Word on the street is that Mr. Trump has abandoned the tax cut plan he pushed during the election -- a tax plan that would have delivered yet another windfall to his rich friends, cut the poorest Americans' taxes a little, and actually hiked taxes for some middle-class folk unlucky enough to find themselves in a different bracket. But now he's pushing another tax cut plan, one that would eliminate FICA payroll taxes, and he'd like to sell that as a "middle-class tax cut," since FICA taxes only affect the first $127,200 of income. And if that number sounds familiar to you, you probably already know the catch: FICA taxes fund Social Security. Gosh, it's like he watched the third season of House of Cards and didn't realize it was a cautionary tale. If you repeal the taxes that fund Social Security, guess what happens? You don't get to collect Social Security when you retire. Because the money is gone. Taxes pay for things, after all, and FICA taxes pay for the retirement you worked for, fought for, earned, and deserve. Tools are in the upper right-hand corner of this page (or on the bottom, if you're using a cellphone) so you can call your Reps and Senators and tell them to reject any "tax cut plan" that would cripple our Social Security.

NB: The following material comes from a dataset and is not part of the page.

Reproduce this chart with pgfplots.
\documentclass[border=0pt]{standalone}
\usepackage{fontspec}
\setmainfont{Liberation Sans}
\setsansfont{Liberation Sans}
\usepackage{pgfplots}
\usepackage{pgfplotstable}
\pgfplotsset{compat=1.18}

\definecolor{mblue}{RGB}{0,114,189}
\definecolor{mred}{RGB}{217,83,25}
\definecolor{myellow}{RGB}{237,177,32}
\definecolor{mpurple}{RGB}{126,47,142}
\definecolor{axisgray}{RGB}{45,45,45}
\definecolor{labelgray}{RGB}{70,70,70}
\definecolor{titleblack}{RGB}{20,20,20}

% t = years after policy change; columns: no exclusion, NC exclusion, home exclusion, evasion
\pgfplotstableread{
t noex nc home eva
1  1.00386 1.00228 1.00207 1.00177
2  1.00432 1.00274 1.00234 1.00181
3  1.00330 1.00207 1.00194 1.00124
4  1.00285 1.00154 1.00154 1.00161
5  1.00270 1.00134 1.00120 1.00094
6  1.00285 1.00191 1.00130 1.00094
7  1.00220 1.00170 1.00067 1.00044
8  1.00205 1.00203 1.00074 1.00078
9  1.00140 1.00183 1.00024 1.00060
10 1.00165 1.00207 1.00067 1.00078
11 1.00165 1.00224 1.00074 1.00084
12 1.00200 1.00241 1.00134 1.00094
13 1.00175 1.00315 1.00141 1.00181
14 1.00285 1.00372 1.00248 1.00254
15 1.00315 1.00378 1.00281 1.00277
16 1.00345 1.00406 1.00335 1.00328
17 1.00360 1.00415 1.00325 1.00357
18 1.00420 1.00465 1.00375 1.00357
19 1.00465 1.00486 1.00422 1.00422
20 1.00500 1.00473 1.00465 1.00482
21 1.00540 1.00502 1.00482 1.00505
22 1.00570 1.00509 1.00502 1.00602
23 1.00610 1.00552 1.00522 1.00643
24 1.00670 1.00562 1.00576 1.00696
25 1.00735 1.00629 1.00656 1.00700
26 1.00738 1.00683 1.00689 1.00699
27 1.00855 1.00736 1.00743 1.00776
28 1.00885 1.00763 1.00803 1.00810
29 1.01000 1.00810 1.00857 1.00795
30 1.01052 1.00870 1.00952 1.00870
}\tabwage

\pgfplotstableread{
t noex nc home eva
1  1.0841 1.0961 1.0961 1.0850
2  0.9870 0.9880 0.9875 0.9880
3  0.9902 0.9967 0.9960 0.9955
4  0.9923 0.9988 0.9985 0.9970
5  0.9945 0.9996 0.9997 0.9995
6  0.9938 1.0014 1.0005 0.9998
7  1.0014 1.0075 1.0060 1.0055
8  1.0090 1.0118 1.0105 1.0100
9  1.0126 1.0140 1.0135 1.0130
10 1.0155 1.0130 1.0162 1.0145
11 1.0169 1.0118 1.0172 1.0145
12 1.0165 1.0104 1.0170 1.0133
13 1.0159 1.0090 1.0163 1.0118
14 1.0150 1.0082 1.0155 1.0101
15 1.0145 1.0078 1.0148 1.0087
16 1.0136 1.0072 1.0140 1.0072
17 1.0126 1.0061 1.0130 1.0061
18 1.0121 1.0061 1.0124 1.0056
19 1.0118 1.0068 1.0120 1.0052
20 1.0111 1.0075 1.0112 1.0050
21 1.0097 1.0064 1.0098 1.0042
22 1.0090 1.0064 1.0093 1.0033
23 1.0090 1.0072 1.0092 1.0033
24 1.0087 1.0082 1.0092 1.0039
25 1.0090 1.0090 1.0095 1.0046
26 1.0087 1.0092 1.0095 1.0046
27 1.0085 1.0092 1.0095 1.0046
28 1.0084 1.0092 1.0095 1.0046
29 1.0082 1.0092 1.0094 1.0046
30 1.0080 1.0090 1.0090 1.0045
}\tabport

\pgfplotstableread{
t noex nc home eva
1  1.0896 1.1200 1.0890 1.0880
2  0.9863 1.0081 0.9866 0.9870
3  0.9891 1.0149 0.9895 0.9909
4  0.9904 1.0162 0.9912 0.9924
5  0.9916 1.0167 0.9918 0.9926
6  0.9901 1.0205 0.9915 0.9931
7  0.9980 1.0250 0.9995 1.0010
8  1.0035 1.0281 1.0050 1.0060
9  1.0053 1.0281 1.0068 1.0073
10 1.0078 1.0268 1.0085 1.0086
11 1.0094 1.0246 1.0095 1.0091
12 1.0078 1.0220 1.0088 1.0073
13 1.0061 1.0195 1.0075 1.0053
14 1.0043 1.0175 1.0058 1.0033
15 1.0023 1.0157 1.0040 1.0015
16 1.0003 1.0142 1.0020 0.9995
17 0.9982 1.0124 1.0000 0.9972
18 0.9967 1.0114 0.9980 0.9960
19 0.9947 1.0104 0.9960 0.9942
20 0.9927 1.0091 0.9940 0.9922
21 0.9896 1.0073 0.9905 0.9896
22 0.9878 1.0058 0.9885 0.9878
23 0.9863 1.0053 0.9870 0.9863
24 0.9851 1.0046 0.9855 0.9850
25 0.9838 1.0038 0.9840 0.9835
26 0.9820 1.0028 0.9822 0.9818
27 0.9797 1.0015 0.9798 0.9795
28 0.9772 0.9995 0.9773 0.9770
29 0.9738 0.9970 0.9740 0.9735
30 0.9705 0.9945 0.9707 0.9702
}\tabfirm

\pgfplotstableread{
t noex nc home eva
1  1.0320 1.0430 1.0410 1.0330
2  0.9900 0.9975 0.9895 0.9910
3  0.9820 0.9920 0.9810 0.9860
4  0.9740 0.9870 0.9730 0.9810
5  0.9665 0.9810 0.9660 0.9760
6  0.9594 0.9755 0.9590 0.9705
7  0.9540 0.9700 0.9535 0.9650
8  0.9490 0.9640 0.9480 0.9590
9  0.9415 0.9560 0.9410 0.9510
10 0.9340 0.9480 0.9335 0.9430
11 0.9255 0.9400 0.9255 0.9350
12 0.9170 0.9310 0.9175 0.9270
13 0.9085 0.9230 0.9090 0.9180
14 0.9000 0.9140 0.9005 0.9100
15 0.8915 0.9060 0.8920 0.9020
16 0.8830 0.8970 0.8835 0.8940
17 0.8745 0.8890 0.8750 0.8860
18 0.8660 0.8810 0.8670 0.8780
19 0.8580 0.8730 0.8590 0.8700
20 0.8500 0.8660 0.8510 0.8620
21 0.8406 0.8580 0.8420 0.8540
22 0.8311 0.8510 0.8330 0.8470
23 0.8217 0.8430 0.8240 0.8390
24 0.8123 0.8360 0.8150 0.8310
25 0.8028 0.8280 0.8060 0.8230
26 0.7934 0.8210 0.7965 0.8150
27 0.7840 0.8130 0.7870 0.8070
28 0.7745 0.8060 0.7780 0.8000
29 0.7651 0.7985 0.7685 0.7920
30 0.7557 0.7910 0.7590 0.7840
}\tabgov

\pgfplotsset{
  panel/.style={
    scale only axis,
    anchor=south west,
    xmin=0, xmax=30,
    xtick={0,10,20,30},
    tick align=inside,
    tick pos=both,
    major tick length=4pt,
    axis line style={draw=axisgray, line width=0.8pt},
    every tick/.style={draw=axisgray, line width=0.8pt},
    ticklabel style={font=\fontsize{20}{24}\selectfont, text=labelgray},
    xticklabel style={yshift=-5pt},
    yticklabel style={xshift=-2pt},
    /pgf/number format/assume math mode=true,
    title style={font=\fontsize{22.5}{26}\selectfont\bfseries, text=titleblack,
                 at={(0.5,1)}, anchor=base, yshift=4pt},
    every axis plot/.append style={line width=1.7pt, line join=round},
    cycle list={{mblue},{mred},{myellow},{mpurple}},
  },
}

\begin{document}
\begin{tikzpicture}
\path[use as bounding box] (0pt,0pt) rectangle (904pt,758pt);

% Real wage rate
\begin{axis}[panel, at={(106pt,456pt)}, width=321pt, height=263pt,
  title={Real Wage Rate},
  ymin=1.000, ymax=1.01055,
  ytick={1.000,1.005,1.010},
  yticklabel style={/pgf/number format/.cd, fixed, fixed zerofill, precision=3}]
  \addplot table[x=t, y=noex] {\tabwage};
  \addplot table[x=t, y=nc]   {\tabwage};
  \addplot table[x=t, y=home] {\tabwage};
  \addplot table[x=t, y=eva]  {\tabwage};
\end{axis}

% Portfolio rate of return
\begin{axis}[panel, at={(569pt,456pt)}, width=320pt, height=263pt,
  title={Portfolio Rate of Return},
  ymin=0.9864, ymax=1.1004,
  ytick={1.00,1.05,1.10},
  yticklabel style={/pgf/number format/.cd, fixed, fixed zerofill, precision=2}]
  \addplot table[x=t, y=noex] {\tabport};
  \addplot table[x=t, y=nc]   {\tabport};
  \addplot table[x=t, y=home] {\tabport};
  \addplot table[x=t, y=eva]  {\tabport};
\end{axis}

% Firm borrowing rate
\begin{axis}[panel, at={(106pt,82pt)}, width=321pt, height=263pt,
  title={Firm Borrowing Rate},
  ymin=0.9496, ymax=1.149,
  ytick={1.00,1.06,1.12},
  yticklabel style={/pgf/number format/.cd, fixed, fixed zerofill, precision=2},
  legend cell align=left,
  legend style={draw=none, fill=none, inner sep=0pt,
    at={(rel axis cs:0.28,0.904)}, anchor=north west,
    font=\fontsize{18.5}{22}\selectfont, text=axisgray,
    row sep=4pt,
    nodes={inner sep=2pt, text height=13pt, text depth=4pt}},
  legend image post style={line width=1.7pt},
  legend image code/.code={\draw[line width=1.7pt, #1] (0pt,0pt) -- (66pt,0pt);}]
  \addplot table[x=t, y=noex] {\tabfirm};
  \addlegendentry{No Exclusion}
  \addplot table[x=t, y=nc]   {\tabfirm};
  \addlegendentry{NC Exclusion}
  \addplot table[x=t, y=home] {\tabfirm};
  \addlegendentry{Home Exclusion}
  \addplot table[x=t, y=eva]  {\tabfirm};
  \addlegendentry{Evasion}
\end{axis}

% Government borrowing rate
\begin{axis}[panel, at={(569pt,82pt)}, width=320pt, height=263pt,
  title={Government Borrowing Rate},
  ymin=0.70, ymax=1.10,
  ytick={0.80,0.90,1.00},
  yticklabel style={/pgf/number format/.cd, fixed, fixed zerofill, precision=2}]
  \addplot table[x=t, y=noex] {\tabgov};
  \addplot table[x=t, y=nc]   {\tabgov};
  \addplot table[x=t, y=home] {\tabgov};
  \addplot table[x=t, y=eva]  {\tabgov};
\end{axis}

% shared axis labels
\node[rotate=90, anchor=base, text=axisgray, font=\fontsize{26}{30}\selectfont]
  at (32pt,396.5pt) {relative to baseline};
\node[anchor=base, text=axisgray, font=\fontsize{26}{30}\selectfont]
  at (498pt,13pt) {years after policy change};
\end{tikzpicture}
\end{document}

Meanwhile, a few months back we learned that "harvesting pregnant horse blood" was an actual thing that pharmaceutical corporations (mostly in Europe) do, in order to get a magical hormone that regulates a pig's reproductive cycle, and therefore regulates meat production (and thus, I presume, profits) at factory farms. Apparently our activism against this disgusting practice has helped cause at least one pharmaceutical corporation (Merck, Sharpe, and Dohme, which is what Merck & Co. calls itself outside the United States) to announce that it would refrain from using the worst blood farms, but only for its European products, oddly, so Sum of Us helps you tell MSD to do better at getting itself out of the horse blood trade. And Sum of Us also helps you tell the German pharmaceutical corporation IDT Biologika to cut ties with horse blood farms. It's not just the prospect of draining animals of their blood that should give you the willies -- it's also the fact that blood farms tend to drain them until they die, and also induce abortions in the course of their work, since I guess it takes too long for a horse to grow up to the point where they can drain its blood, too.
Finally, if you've missed previous opportunities to submit a public comment telling the Department of Labor to keep the Obama-era rule requiring retirement advisors to put their customers' interests before their own, then the Economic Policy Institute still helps you do that. President Trump is all about getting rid of regulations, you know -- because getting rid of regulations that some banksters find annoying is much more important than keeping regulations that help everyone! -- but Mr. Trump still must follow the rules, and if he's that desperate to get rid of a rule that should be common sense for financial advisors but isn't because financial advisors have proven themselves to be too greedy to police themselves, he still has to take public comments on getting rid of it. And I bet your comment will be better than any of our opponents' comments! I mean, our opponents are actually going on record saying the rule would make too many financial advisors suffer, and even put a few out of business. Hmm, selfish financial advisors being unable to make as much money as they'd like -- isn't that how it's supposed to work?